C’est d’ailleurs un problème plus général avec une partie des nonistes de gauche : convaincus in petto que le traité de Lisbonne vaut bien mieux que celui de Maastricht-Nice, ils justifient leur Non par la procédure de ratification ! C’est un peu comme s’ils s’opposaient au droit de vote des femmes sous prétexte que celui-ci a été décidé par décret du Gouvernement Provisoire de la République à Alger.
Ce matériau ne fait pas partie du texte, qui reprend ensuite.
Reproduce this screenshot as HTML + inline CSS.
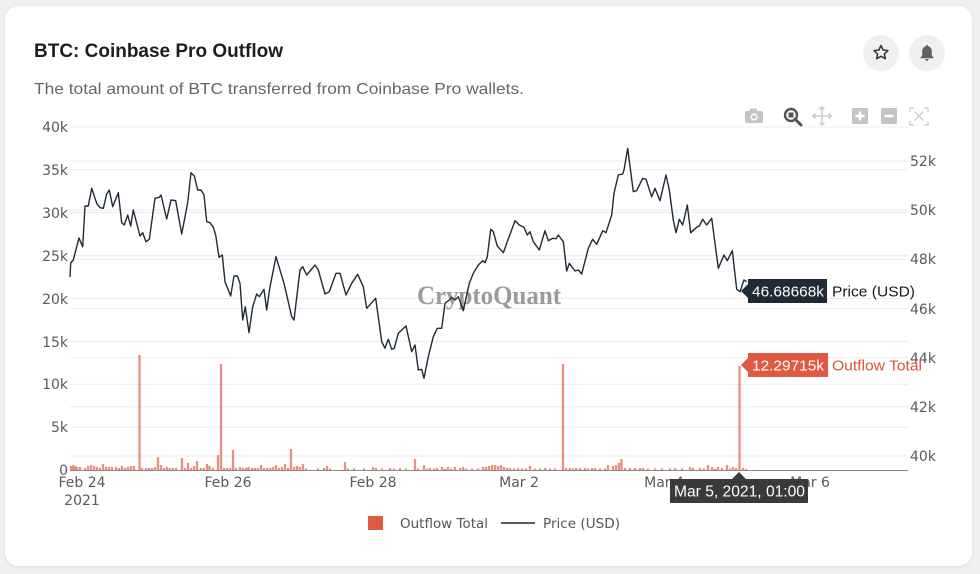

En réalité, les divergences avec le Front de gauche sont bien réelles. Je me suis fendu d’une réponse à la lettre des 36 économistes publiée dans Libération en soutien au Front de gauche. Lettre qui n’évoque qu’en trois lignes la crise écologique et ignore que l’Union européenne est déjà engagée dans une planification, y compris en termes physiques, pour lutter contre l’effet de serre. Le vrai problème, le vrai enjeu de cette élection n’est pas de savoir si l’Europe planifie ou pas, mais ce qu’elle se fixe comme plan !
P.S. Deux dates à retenir : le 7 juin bien sûr (votons tous, votons mieux). Mais aussi le 16 juin à 19 heures : hommage à la féministe, écologiste et écrivaine Francine Comte Ségeste, librairie Jonas, 14-16 rue de la Maison Blanche, Paris 13è.